Australian workers have already, long ago, voted with their feet, by walking away in huge numbers from the union movement, to the extent that barely 10% of all employees in the private sector are union members (the numbers are higher in the sheltered workshops that are the public sector workforce). On the whole though, Australians, by a very large majority, don’t want anything to do with unions and don’t want them in our lives. We’re still far more likely to go to Mass on Sunday than turn up at a union barbecue.
This is, however, not true of one organisation, and one only – the Australian Labor Party. It being led by a man who has known nothing of the real world and the real workforce beyond the union movement.
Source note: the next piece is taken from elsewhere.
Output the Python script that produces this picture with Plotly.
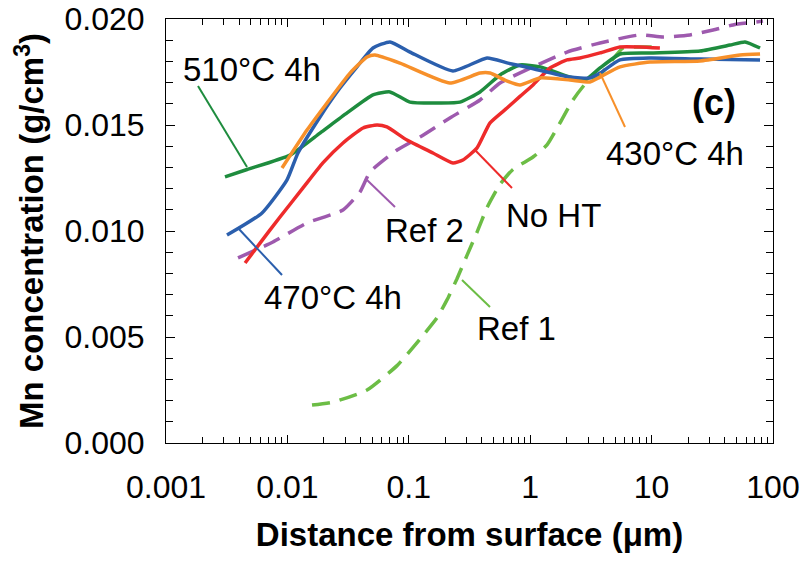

Its industrial affairs spokesman being the brother of the aforementioned CFMEU, and so, well placed to run the union’s lines in the media and do its bidding in the parliament in return for the millions the CFMEU pumps in to Labor party coffers.
Reading through the litany of potential charges and court actions, criminal and civil, identified by the Royal Commission in relation to a host of union figures, one can see why the Labor Party clung to Craig Thompson for so long, even when it was clear he had squandered the union fees of some of the lowest paid workers in the nation on prostitutes and dinner parties – Craig probably didn’t stand out at all among his fellow union officials; just another self entitled friend of the worker getting his own back against the Capitalist pigs who had denied him prostitutes and five star restaurants for too long.
At least one Labor Party member, former Prime Minister Bob Hawke, has the intelligence and political nous to know, and to say publicly, that the party should, at the very least, ditch the rogue CFMEU, and seek favour with the voters, rather than with unionists who think they are still in the glory days of 1950’s picket lines, demarcation disputes, and ambit claims. Good call Bob. We’re still waiting for the response from lifelong union hack “Disco Bill” Shorten, but wouldn’t be putting any of our hard earned on him taking the former PM’s counsel on this. The Labor party long ago became, and continues to be, the party of the unionist, not the worker. The Australian people know the difference, and we trust, will vote accordingly.